La interacción es un término clave de un inmenso alcance en Física. La interacción entre dos cuerpos distantes en el espacio, interpeló a Newton al pretender explicar la atracción entre masas. Tenía algo de mágico que actuase una masa sobre otra sin contacto físico directo. Imposible para el pensamiento pre-newtoniano, básicamente aristotélico.
El concepto de interacción (fuerte y débil) es absolutamente indispensable en la teoría atómica.
Un ejemplo entre miles de interacción en el dominio biológico: las células de una esponja se comunican gracias a iones de calcio. Lo mismo sucede entre las células de nuestros tejidos que se transmiten señales electroquímicas. Pero el nivel de interacción sube vertiginosamente, cuando se producen intercambios de interacción entre dos seres humanos. El fenómeno de la interacción alcanza un punto culminante, produciendo, por así decirlo, una situación de trance. En cierta manera, los dos organismos se atan fugazmente, uno y otro, en un instante de existencia, compartiendo reacciones químicas y físicas simultáneas. La activación simultánea de los sistemas nerviosos centrales le lleva a una especie de incandescencia pasajera. Una especie de latigazo que recuerda el “stroke” de los psicólogos, que sacude el cerebro sacándolo de su estado de indiferencia en semivigilia.
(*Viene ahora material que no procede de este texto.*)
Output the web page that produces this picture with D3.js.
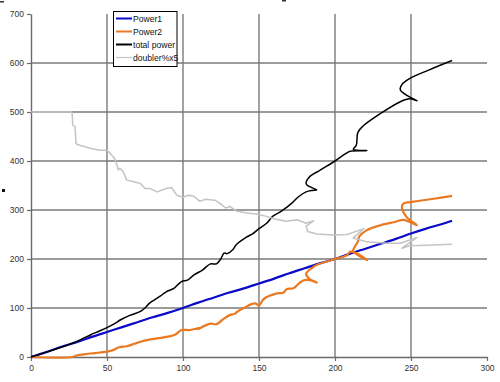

¿Es el lenguaje humano un último desarrollo de la evolución de la capacidad de comunicación que observamos en el mundo animal?
Se ha especulado con la transmisión cultural de las ballenas azules de Australia que aprenden nuevos cantos, con el lenguaje de los loros, con los casos célebres de monos, etc. Todos estos estudios se realizan con ayuda de las ciencias de base empírica.
Es mucho lo que debemos a este tipo de estudios. La etología cognitiva abre horizontes nuevos para entender mejor los fenómenos mentales, como previó Hume.
Mi limitada experiencia personal (la aproximación científica, en particular la propia de las neurociencias) me resulta extraordinariamente fecunda para entender mejor muchas cuestiones relativas a los fenómenos cognitivos, a las emociones y a los comportamientos. Previamente, mis referencias eran la filosofía y la psicología clásicas. Hoy pienso que, en el siglo XXI, hay que proseguir en esta dirección sin prejuicios ni tabúes algunos, pero también sin extrapolaciones simplistas y precipitadas al terreno filosófico.
Mis convicciones: vamos avanzando cada vez más hacia la explicación científico-racional de los fenómenos mentales. Trabajemos con la misma desinhibición que los partidarios del monismo materialista.
Para mi propio gobierno, presumo que se da un salto de grado entre materia y “espíritu (?)”. Es como el comportamiento asintótico de la curva, siempre creciente, del conocimiento científico que se aproxima continuamente más y más a la recta constante del espíritu, sin llegar a tocarla si no es en el infinito.
Y es que, con el infinito nos tropezamos en todas las grandes cuestiones relativas al universo y al hombre.